The “last three years” refers to the Civil War, which was to end a month after this story was published. Henry and his brother William did not fight in this war, but his other brothers Bob (Robertson) and Wilky (Wilkinson), did go off to fight. The smart brothers stayed home while the other two went to spill blood. Wilky was, in fact, seriously wounded during the war, while serving with the famous Massachusetts 54th, one of the first black infantry regiments in the war. This story may be Henry’s way of coming to terms with Wilky’s wounds and suffering. But it was also a way of writing a story that would resonate with the American world around him, after his first story which was set in France. And, perhaps, ever the market-savvy writer, it could be that Henry was writing about the zeitgeist in order to create a story that had a good chance of selling.

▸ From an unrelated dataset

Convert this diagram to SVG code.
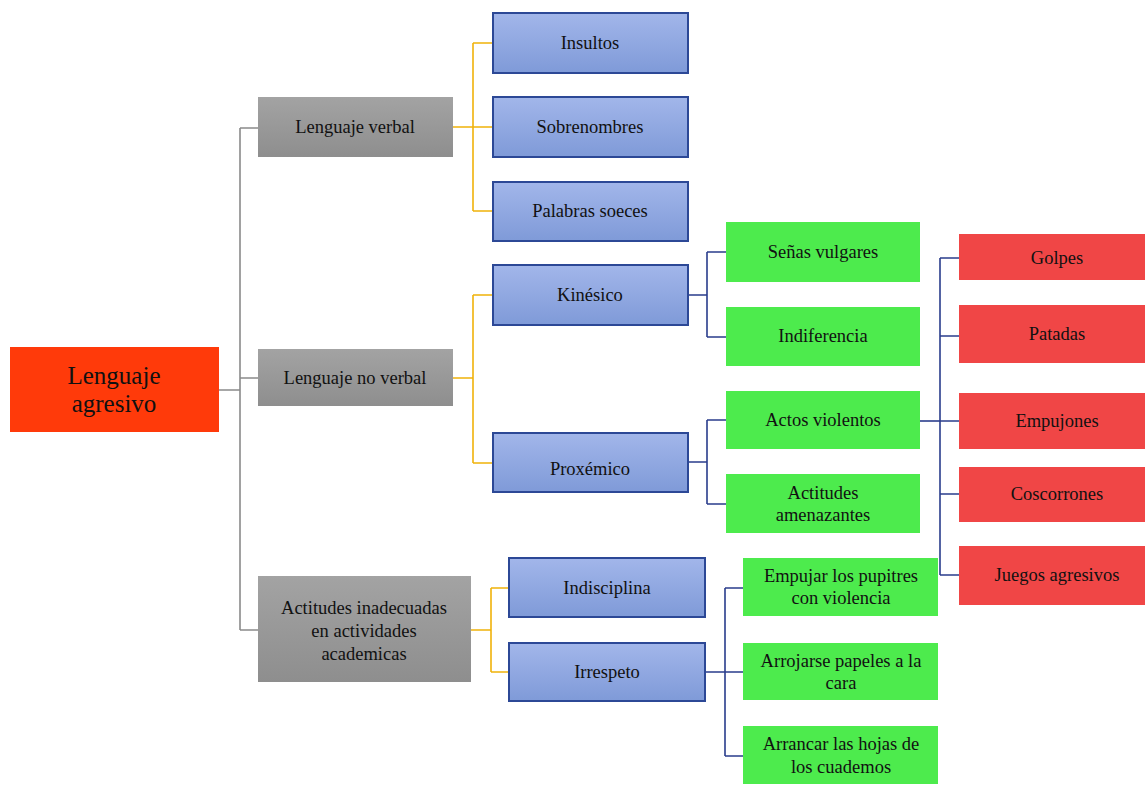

This story seems to be influenced by Hawthorne’s fables, at least in the beginning, with a tone that is much more florid than that of Henry’s first story, A Tragedy of Error. Here’s a long excerpt from the beginning of the story, that gives a good idea as to how Henry’s language is different:
They made their way up a long swelling mound, whose top commanded the sunset. The dim landscape which had been brightening all day to the green of spring was now darkening to the gray of evening. The lesser hills, the farms, the brooks, the fields, orchards, and woods, made a dusky gulf before the great splendor of the west. As Ford looked at the clouds, it seemed to him that their imagery was all of war, their great uneven masses were marshalled into the semblance of a battle. There were columns charging and columns flying and standards floating,—tatters of the reflected purple; and great captains on colossal horses, and a rolling canopy of cannon-smoke and fire and blood. The background of the clouds, indeed, was like a land on fire, or a battle-ground illumined by another sunset, a country of blackened villages and crimsoned pastures. The tumult of the clouds increased; it was hard to believe them inanimate. You might have fancied them an army of gigantic souls playing at football with the sun. They seemed to sway in confused splendor; the opposing squadrons bore each other down; and then suddenly they scattered, bowling with equal velocity towards north and south, and gradually fading into the pale evening sky. The purple pennons sailed away and sank out of sight, caught, doubtless, upon the brambles of the intervening plain. Day contracted itself into a fiery ball and vanished.